In the foreword of the Port Regulator’s Strategic Plan of 2017/18- 2021/22 the Chairperson of the Port Regulator’s Board, Mr Thabadiwa Mufamadi mentions encouragingly that, and I quote:
In the past year the organization has produced first Port Sector Review, and Regulatory Review done by stakeholder consultation and surveys. Other important work over the year included the Global Port price Comparator Study, Capacity Utilization Study for South African ports as well as the Ports Efficiency and Benchmarking Study, all valuable to reduce the cost of doing business in South Africa and vital to the success of the National Development Plan and our economic success as a country. The Regulator’s compliance monitoring work included an audit of BBBEE compliance in our ports, an analysing the Ports Act compliance and members have proposed additional Ports Act amendments to DoT.
It has been just under three years since the organization published its first multi-year tariff methodology, and now it is poised to publish a revised methodology having continued its open and public approach to its work, conducting public hearings for both the tariff methodology as well as the Tariff determination around the country at key centres, namely Durban, Cape Town Port Elizabeth and Johannesburg. Unquote.

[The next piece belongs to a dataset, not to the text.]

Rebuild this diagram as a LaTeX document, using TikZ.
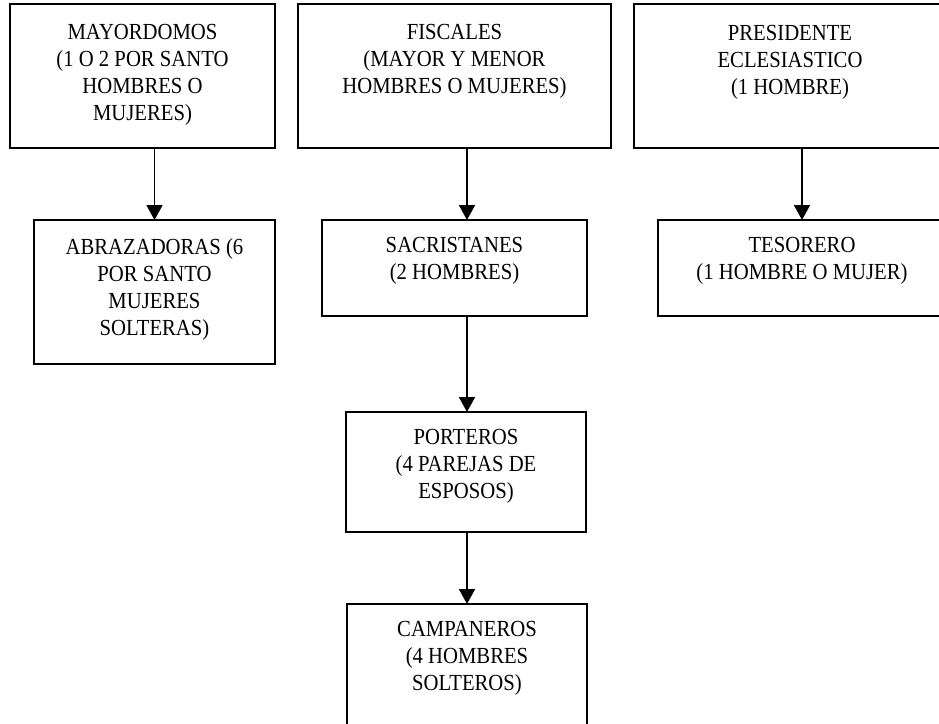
\documentclass[tikz,border=0pt]{standalone}
\usepackage{fontspec}
\setmainfont[FakeStretch=0.9]{Liberation Serif}
\usetikzlibrary{arrows.meta,calc}
\begin{document}
\begin{tikzpicture}[x=1pt,y=-1pt,
  box/.style={draw=black,line width=1.8pt,fill=none,inner sep=0pt,outer sep=0pt,rectangle},
  txt/.style={anchor=north,align=center,inner sep=0pt,font=\fontsize{23}{27}\selectfont},
  arr/.style={line width=1.8pt,-{Triangle[width=16pt,length=15pt]}}]
\useasboundingbox (0,0) rectangle (939,723);
\clip (0,0) rectangle (939,723);
% boxes
\node[box,minimum width=265pt,minimum height=144pt] (b1) at (142.5,76) {};
\node[box,minimum width=313pt,minimum height=144pt] (b2) at (454.5,76) {};
\node[box,minimum width=312pt,minimum height=144pt] (b3) at (790,76) {};
\node[box,minimum width=241pt,minimum height=144pt] (b4) at (154.5,292) {};
\node[box,minimum width=265pt,minimum height=96pt] (b5) at (454.5,268) {};
\node[box,minimum width=288pt,minimum height=96pt] (b6) at (802,268) {};
\node[box,minimum width=240pt,minimum height=120pt] (b7) at (466,472) {};
\node[box,minimum width=240pt,minimum height=144pt] (b8) at (467,676) {};
% texts
\node[txt] (t1) at ($(b1.north)+(0,20)$) {MAYORDOMOS\\(1 O 2 POR SANTO\\HOMBRES O\\MUJERES)};
\node[txt] (t2) at ($(b2.north)+(0,20)$) {FISCALES\\(MAYOR Y MENOR\\HOMBRES O MUJERES)};
\node[txt] (t3) at ($(b3.north)+(0,21)$) {PRESIDENTE\\ECLESIASTICO\\(1 HOMBRE)};
\node[txt] (t4) at ($(b4.north)+(0,18)$) {ABRAZADORAS (6\\POR SANTO\\MUJERES\\SOLTERAS)};
\node[txt] (t5) at ($(b5.north)+(0,17)$) {SACRISTANES\\(2 HOMBRES)};
\node[txt] (t6) at ($(b6.north)+(0,17)$) {TESORERO\\(1 HOMBRE O MUJER)};
\node[txt] (t7) at ($(b7.north)+(0,17)$) {PORTEROS\\(4 PAREJAS DE\\ESPOSOS)};
\node[txt] (t8) at ($(b8.north)+(0,17)$) {CAMPANEROS\\(4 HOMBRES\\SOLTEROS)};
% connectors
\draw[arr] ([xshift=12pt]b1.south) -- (b4.north);
\draw[arr] ([xshift=12.5pt]b2.south) -- ([xshift=12.5pt]b5.north);
\draw[arr] ([xshift=12pt]b3.south) -- (b6.north);
\draw[arr] ([xshift=12.5pt]b5.south) -- ([xshift=1pt]b7.north);
\draw[arr] ([xshift=1pt]b7.south) -- (b8.north);
\end{tikzpicture}
\end{document}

It is clear that government in general and our Department specifically has great interests in the development of the ports of South Africa and that the blue economy is an important component of that focus.
We hope that each of the projects underway will serve to contribute in the transformation and growth of our economy in targeting poverty, inequality and ensuring that we get rid our the unemployment levels that are reaching discouraging levels already and place our youth in the most vulnerable position.
Most of the incentives in place and the efforts mentioned earlier are serious attempts at easing the burdens of doing business with South African ports, increasing the very necessary efficiencies to drive growth of the sector.
We hope that our visit shall encourage the interests of all of those that have visited this seat of untapped possibilities.